Wednesday, February 21, 2007

Celebrating the river

Celebrating the river
The Hindu

Bangalore is home to many language streams that all flow into the same river

I'm stocking up on pre-bandh vegetables at my usual vendor when a grey-haired man appears by my side. The vendor and her teenaged children greet him with the warmth reserved for a family friend whom one hasn't seen in a while. "Lost your way?" asks the woman. "Did you reach here by mistake?" Going by the conversation, he's an old neighbour who had moved away. They exchange news of their families and there is talk of a house he has rented.

"The landlords are Malayalis, aren't they?" asks the daughter.

"No, they are Kannadigas," he insists, suggesting that they have been here long enough to earn that tag.

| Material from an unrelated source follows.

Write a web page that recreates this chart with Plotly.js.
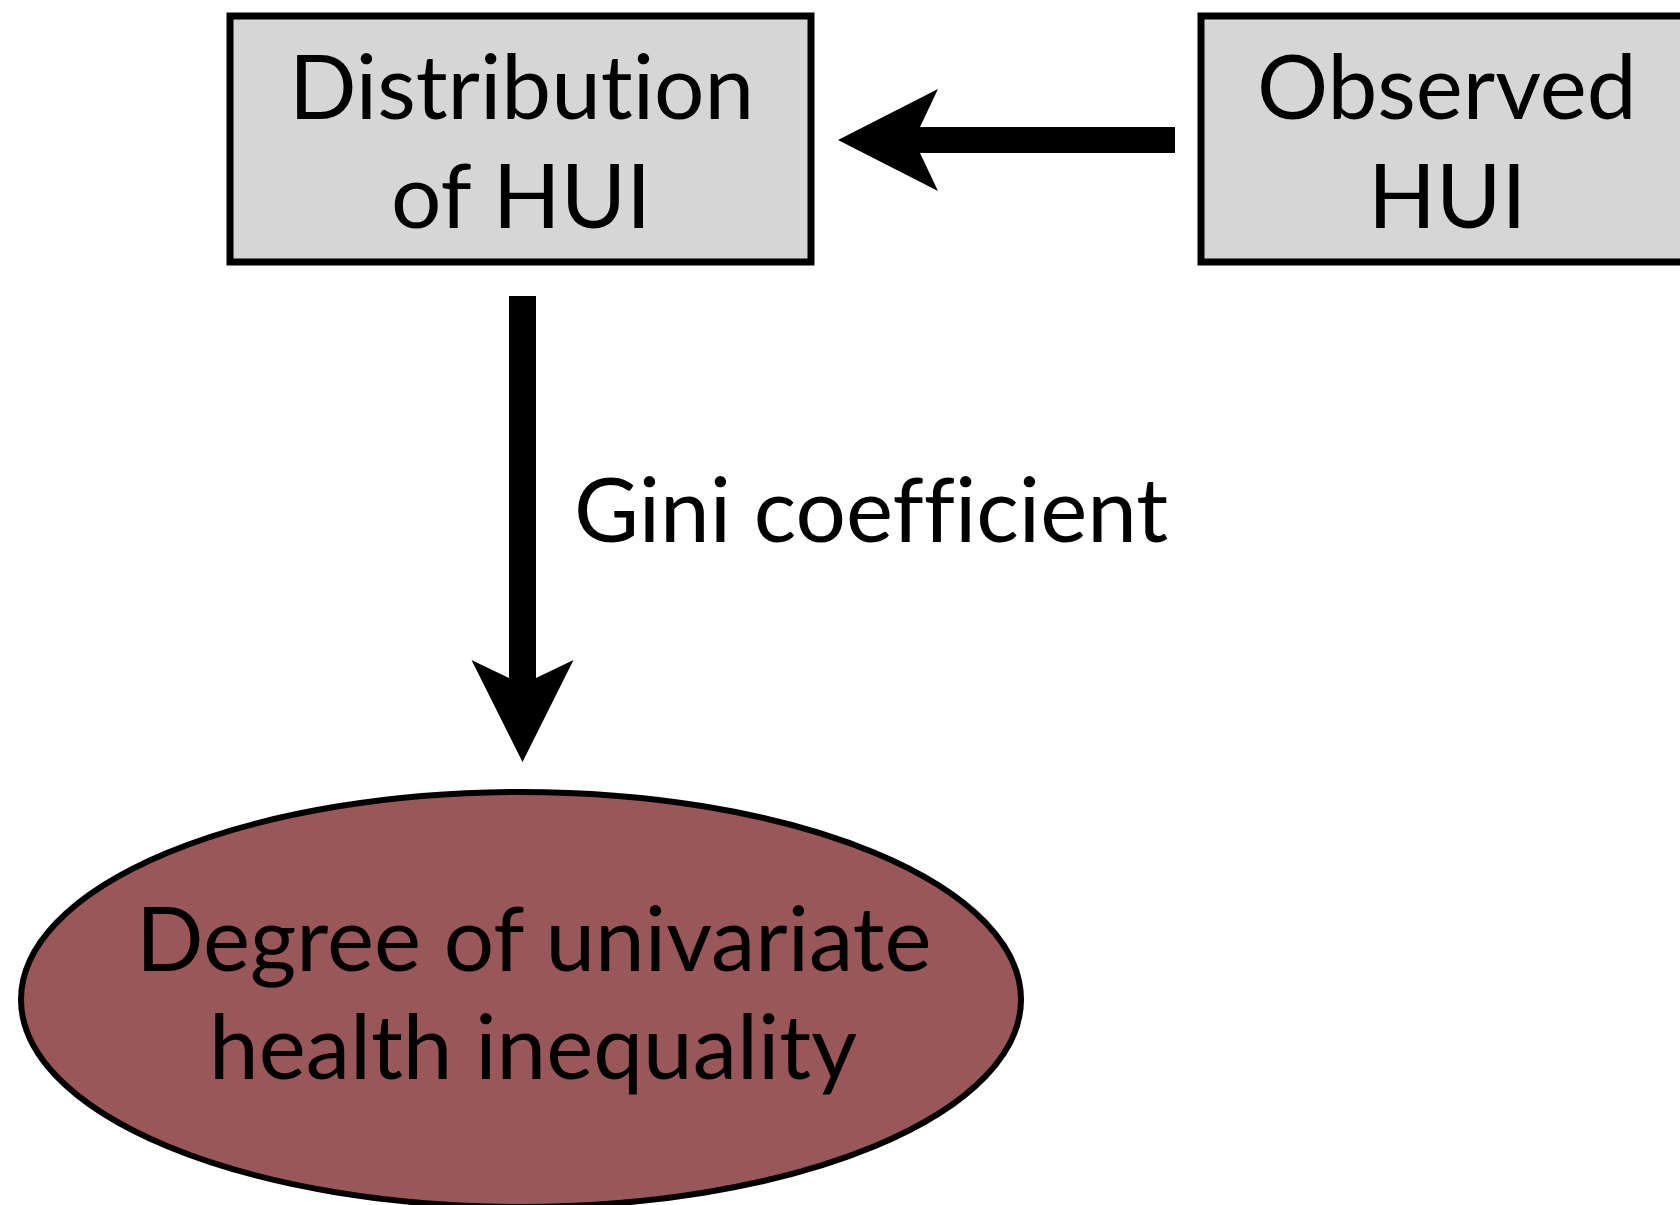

The subject of the bandh comes up and the daughter teases "uncle" about his "different" Kannada accent.

"That is how people in my ooru speak Kannada," uncle says.

Which village is that? They want to know.

"Vaniambady," he replies.

"That's in Tamil Nadu," the vendor cries and her children laugh raucously. I wag my finger at her in a stop-being-naughty manner and leave them to their affectionate ribbing.

This is not the first time that I've heard ordinary people joke about their differences. Every time the city prepares for mass tension caused by conflict over language or community, I overhear someone from the dominant side pull the leg of a comrade who might be feeling defensive about who he is. I think it's a subtle way of including the other, of reassuring him that this is his home.

Bangalore is home to many language streams that all flow into the same river. They intermingle, and the colour of one runs into the other, so that no stream looks the same as it did when it originated. Just as there is a Bangalore Kannada (peppered with English and Urdu) which is distinct from that spoken in any other part of the State, there are Bangalore versions of other languages, Tamil included. The generation of older migrants (like the uncle in the vendor story) might have funny accents when speaking Kannada but their children, who are first generation Bangaloreans, are native speakers of the language and their accents are hilarious only when they speak their mother tongue!

Most of the time, in this city, we cannot make out the mother-tongue of the man on the street. Some years ago I overheard a young man sitting behind me in the bus excitedly describing to his friend a traffic accident he had seen. His Kannada was rapid-fire and I noticed that his speech was exploding with sharp, onomatopoeic expressions: surrrr, taka-taka-taka-taka, damarrr, zwy-yn zwy-yn, and many others that are impossible to transcribe. Well, I didn't need to be much of a linguist to figure that one out. And I didn't have to wait long for my guess to be confirmed. A few minutes later the speaker's friend spoke a couple of sentences in Tamil. Putting on my Sherlock Holmes cap, what I could deduce was this: the speaker was Tamil but spoke in Kannada because his friend was a Kannadiga. And his friend uttered a Tamil sentence or two because that's what we normally do — we try and speak to our friends in the language that comes easiest to them.

That's what we normally do. But abnormal situations provoke abnormal reactions. Politics determines what language you speak or do not. Teasing turns to taunting and a joke into a jibe. The xerox of Dr Rakjumar's picture starts appearing once again on the windows of white cabs and outside malls and mega stores. The red-and-yellow flag outside the glass-walled corporate office begs, "Don't stone me, please." A theatre stops playing a movie because although it's a Hindi film its director is Tamil. And someone automatically crosses out the word "Tamil" written on a wall in capital letters and substitutes it with the word "Kannada", which now makes no sense because the graffiti is about Tamil Eelam, and who ever heard of Kannada Eelam?

Abnormal situations provoke abnormal — and absurd — reactions. When the air is charged with hostility we become hypersensitive to our fellow citizen's social identity and judge his views accordingly. I entered into a conversation with an autodriver on the Saturday before the bandh, when people took out the first procession against the decision on the Cauvery. The driver spoke about the struggle in a balanced fashion. "People might protest," he said, "but there is no use because once the court has decided we cannot do anything about it. We must follow what the tribunal has lain down. The bandh won't make a difference except to the daily earnings of people like me." Then I stole a glance at his identity pasted on the board behind his seat. It stated that he was a Raju from Benson Town. I immediately put name and locality together and drew my own conclusions. Earlier, I had found his stand reasonable, but now I suspected he might be biased.

And that, my multi-coloured friends, is how slime enters the stream and the river gains an ugly hue. Call me an old romantic but I have faith in the river. I think it can heal itself, rid itself of transient stains. Let's celebrate its vigour and hope it remains unsullied forever.